(SET PROBLEM)
Repeat the data that follows, word for word, without the images.

──────── RECORDS FOR THE EXERCISE

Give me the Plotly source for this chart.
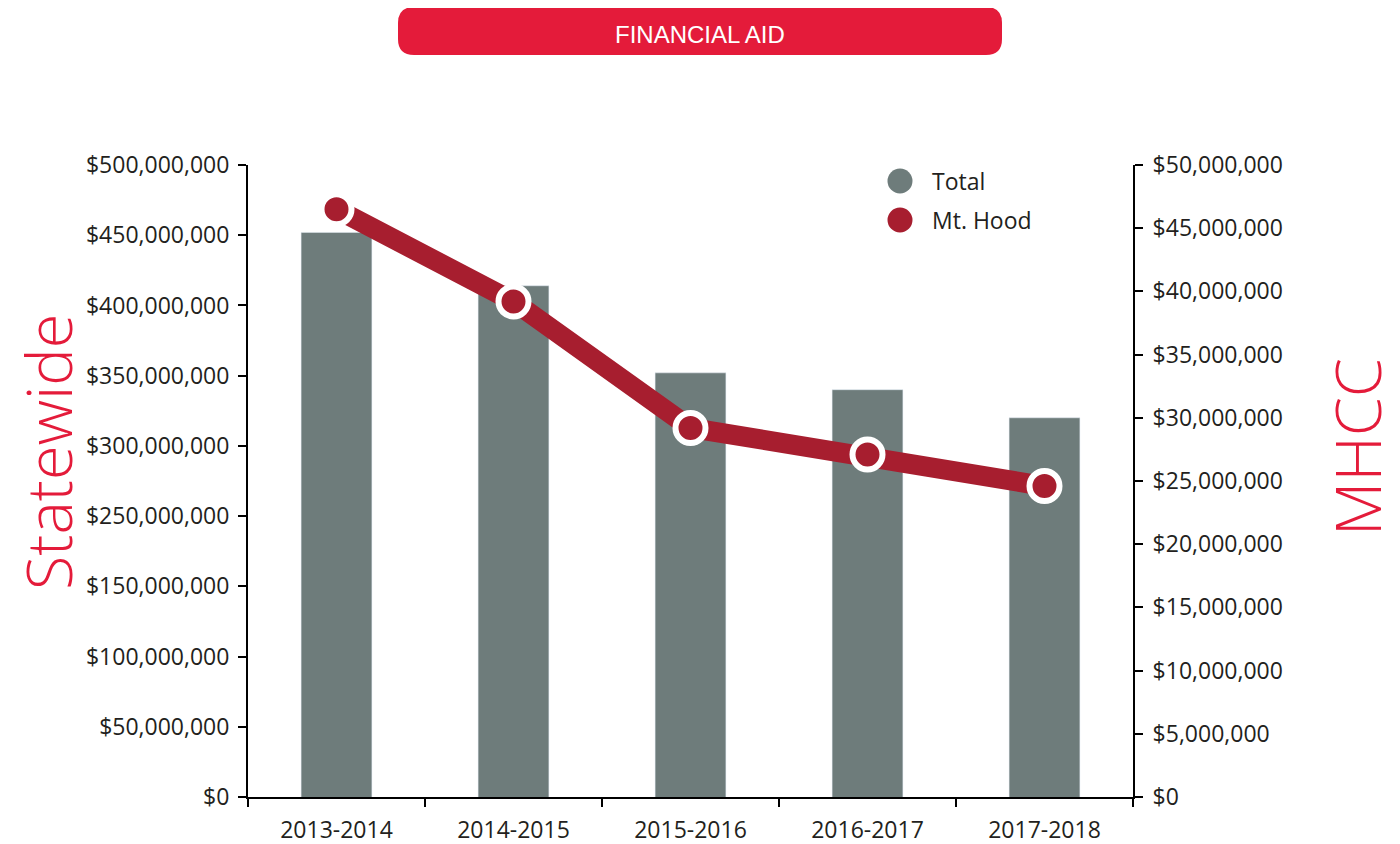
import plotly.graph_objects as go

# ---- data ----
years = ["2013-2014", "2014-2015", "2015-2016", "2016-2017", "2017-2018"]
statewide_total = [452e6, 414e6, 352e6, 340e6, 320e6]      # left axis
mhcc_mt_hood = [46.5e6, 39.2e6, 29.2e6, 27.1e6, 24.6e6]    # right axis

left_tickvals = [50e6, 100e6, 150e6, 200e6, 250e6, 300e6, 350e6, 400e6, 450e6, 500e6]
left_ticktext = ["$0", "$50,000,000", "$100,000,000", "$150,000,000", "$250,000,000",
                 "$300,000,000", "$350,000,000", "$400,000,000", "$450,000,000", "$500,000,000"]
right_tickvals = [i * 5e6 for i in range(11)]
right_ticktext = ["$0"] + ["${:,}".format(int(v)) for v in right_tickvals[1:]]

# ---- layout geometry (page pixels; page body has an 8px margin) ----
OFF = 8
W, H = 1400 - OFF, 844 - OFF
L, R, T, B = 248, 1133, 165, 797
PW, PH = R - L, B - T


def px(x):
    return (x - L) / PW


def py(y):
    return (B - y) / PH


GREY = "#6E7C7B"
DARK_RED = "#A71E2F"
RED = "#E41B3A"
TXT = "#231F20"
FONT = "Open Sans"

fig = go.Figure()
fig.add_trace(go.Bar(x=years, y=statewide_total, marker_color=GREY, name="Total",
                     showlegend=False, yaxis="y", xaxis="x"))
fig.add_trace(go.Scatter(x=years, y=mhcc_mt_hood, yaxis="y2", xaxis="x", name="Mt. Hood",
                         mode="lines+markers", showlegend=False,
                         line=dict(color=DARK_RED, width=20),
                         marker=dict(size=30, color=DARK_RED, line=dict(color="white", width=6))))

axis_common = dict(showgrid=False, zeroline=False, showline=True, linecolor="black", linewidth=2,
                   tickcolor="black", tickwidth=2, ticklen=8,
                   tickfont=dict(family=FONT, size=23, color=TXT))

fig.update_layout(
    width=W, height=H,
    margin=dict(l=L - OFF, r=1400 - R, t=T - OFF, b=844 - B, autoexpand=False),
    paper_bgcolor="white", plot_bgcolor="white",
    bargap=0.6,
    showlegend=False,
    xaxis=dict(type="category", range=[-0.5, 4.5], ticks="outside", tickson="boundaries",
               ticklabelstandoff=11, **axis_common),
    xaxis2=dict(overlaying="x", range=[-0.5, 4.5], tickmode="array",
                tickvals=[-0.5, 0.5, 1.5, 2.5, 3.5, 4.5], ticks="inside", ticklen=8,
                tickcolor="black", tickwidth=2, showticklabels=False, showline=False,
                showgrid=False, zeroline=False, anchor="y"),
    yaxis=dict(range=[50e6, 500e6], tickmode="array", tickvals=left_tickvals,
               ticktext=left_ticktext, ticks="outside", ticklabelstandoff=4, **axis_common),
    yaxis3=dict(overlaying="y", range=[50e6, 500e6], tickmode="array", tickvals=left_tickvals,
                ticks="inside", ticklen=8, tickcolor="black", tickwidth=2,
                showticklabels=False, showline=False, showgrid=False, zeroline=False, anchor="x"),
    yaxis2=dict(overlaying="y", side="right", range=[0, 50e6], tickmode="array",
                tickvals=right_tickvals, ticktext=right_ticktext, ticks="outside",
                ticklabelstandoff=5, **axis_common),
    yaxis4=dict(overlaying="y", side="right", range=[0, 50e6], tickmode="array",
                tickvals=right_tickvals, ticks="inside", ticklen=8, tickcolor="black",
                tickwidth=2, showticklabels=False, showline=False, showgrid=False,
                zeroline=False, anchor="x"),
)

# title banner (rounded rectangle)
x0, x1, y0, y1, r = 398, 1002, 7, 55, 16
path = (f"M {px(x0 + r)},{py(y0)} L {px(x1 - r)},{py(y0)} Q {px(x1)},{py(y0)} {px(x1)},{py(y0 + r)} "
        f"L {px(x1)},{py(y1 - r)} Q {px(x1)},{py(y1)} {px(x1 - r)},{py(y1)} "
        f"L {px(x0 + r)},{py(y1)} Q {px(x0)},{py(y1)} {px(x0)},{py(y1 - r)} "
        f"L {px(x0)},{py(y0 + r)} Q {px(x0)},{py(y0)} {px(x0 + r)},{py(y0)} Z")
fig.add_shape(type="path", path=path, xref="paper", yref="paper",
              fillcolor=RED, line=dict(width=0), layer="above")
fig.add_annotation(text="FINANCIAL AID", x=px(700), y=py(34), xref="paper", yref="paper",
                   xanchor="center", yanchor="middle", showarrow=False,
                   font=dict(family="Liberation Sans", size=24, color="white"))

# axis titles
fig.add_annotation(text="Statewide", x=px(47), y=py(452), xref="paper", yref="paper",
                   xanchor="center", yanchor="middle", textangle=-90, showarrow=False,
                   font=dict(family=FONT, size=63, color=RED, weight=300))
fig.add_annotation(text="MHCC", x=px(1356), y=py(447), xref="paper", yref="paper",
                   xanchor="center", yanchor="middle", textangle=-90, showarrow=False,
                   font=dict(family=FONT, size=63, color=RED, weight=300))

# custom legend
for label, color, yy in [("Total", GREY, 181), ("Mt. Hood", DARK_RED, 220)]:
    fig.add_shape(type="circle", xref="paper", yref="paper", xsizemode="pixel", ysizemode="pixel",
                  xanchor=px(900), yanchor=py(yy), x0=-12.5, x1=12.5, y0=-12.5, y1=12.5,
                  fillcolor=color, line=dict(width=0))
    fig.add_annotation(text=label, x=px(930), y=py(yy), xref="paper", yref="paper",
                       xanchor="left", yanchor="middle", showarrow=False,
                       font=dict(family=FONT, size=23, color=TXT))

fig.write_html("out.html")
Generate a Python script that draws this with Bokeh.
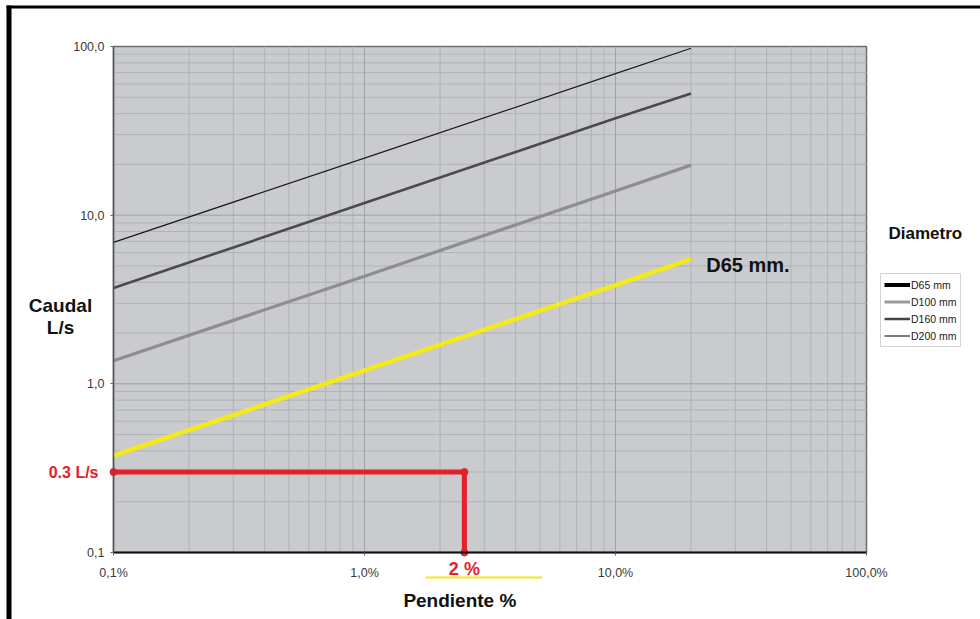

────────────────

(WORKED ANSWER)
Give me the Plotly source for this chart.
import plotly.graph_objects as go

# ---- data ----
years = ["2013-2014", "2014-2015", "2015-2016", "2016-2017", "2017-2018"]
statewide_total = [452e6, 414e6, 352e6, 340e6, 320e6]      # left axis
mhcc_mt_hood = [46.5e6, 39.2e6, 29.2e6, 27.1e6, 24.6e6]    # right axis

left_tickvals = [50e6, 100e6, 150e6, 200e6, 250e6, 300e6, 350e6, 400e6, 450e6, 500e6]
left_ticktext = ["$0", "$50,000,000", "$100,000,000", "$150,000,000", "$250,000,000",
                 "$300,000,000", "$350,000,000", "$400,000,000", "$450,000,000", "$500,000,000"]
right_tickvals = [i * 5e6 for i in range(11)]
right_ticktext = ["$0"] + ["${:,}".format(int(v)) for v in right_tickvals[1:]]

# ---- layout geometry (page pixels; page body has an 8px margin) ----
OFF = 8
W, H = 1400 - OFF, 844 - OFF
L, R, T, B = 248, 1133, 165, 797
PW, PH = R - L, B - T


def px(x):
    return (x - L) / PW


def py(y):
    return (B - y) / PH


GREY = "#6E7C7B"
DARK_RED = "#A71E2F"
RED = "#E41B3A"
TXT = "#231F20"
FONT = "Open Sans"

fig = go.Figure()
fig.add_trace(go.Bar(x=years, y=statewide_total, marker_color=GREY, name="Total",
                     showlegend=False, yaxis="y", xaxis="x"))
fig.add_trace(go.Scatter(x=years, y=mhcc_mt_hood, yaxis="y2", xaxis="x", name="Mt. Hood",
                         mode="lines+markers", showlegend=False,
                         line=dict(color=DARK_RED, width=20),
                         marker=dict(size=30, color=DARK_RED, line=dict(color="white", width=6))))

axis_common = dict(showgrid=False, zeroline=False, showline=True, linecolor="black", linewidth=2,
                   tickcolor="black", tickwidth=2, ticklen=8,
                   tickfont=dict(family=FONT, size=23, color=TXT))

fig.update_layout(
    width=W, height=H,
    margin=dict(l=L - OFF, r=1400 - R, t=T - OFF, b=844 - B, autoexpand=False),
    paper_bgcolor="white", plot_bgcolor="white",
    bargap=0.6,
    showlegend=False,
    xaxis=dict(type="category", range=[-0.5, 4.5], ticks="outside", tickson="boundaries",
               ticklabelstandoff=11, **axis_common),
    xaxis2=dict(overlaying="x", range=[-0.5, 4.5], tickmode="array",
                tickvals=[-0.5, 0.5, 1.5, 2.5, 3.5, 4.5], ticks="inside", ticklen=8,
                tickcolor="black", tickwidth=2, showticklabels=False, showline=False,
                showgrid=False, zeroline=False, anchor="y"),
    yaxis=dict(range=[50e6, 500e6], tickmode="array", tickvals=left_tickvals,
               ticktext=left_ticktext, ticks="outside", ticklabelstandoff=4, **axis_common),
    yaxis3=dict(overlaying="y", range=[50e6, 500e6], tickmode="array", tickvals=left_tickvals,
                ticks="inside", ticklen=8, tickcolor="black", tickwidth=2,
                showticklabels=False, showline=False, showgrid=False, zeroline=False, anchor="x"),
    yaxis2=dict(overlaying="y", side="right", range=[0, 50e6], tickmode="array",
                tickvals=right_tickvals, ticktext=right_ticktext, ticks="outside",
                ticklabelstandoff=5, **axis_common),
    yaxis4=dict(overlaying="y", side="right", range=[0, 50e6], tickmode="array",
                tickvals=right_tickvals, ticks="inside", ticklen=8, tickcolor="black",
                tickwidth=2, showticklabels=False, showline=False, showgrid=False,
                zeroline=False, anchor="x"),
)

# title banner (rounded rectangle)
x0, x1, y0, y1, r = 398, 1002, 7, 55, 16
path = (f"M {px(x0 + r)},{py(y0)} L {px(x1 - r)},{py(y0)} Q {px(x1)},{py(y0)} {px(x1)},{py(y0 + r)} "
        f"L {px(x1)},{py(y1 - r)} Q {px(x1)},{py(y1)} {px(x1 - r)},{py(y1)} "
        f"L {px(x0 + r)},{py(y1)} Q {px(x0)},{py(y1)} {px(x0)},{py(y1 - r)} "
        f"L {px(x0)},{py(y0 + r)} Q {px(x0)},{py(y0)} {px(x0 + r)},{py(y0)} Z")
fig.add_shape(type="path", path=path, xref="paper", yref="paper",
              fillcolor=RED, line=dict(width=0), layer="above")
fig.add_annotation(text="FINANCIAL AID", x=px(700), y=py(34), xref="paper", yref="paper",
                   xanchor="center", yanchor="middle", showarrow=False,
                   font=dict(family="Liberation Sans", size=24, color="white"))

# axis titles
fig.add_annotation(text="Statewide", x=px(47), y=py(452), xref="paper", yref="paper",
                   xanchor="center", yanchor="middle", textangle=-90, showarrow=False,
                   font=dict(family=FONT, size=63, color=RED, weight=300))
fig.add_annotation(text="MHCC", x=px(1356), y=py(447), xref="paper", yref="paper",
                   xanchor="center", yanchor="middle", textangle=-90, showarrow=False,
                   font=dict(family=FONT, size=63, color=RED, weight=300))

# custom legend
for label, color, yy in [("Total", GREY, 181), ("Mt. Hood", DARK_RED, 220)]:
    fig.add_shape(type="circle", xref="paper", yref="paper", xsizemode="pixel", ysizemode="pixel",
                  xanchor=px(900), yanchor=py(yy), x0=-12.5, x1=12.5, y0=-12.5, y1=12.5,
                  fillcolor=color, line=dict(width=0))
    fig.add_annotation(text=label, x=px(930), y=py(yy), xref="paper", yref="paper",
                       xanchor="left", yanchor="middle", showarrow=False,
                       font=dict(family=FONT, size=23, color=TXT))

fig.write_html("out.html")
Generate a Python script that draws this with Bokeh.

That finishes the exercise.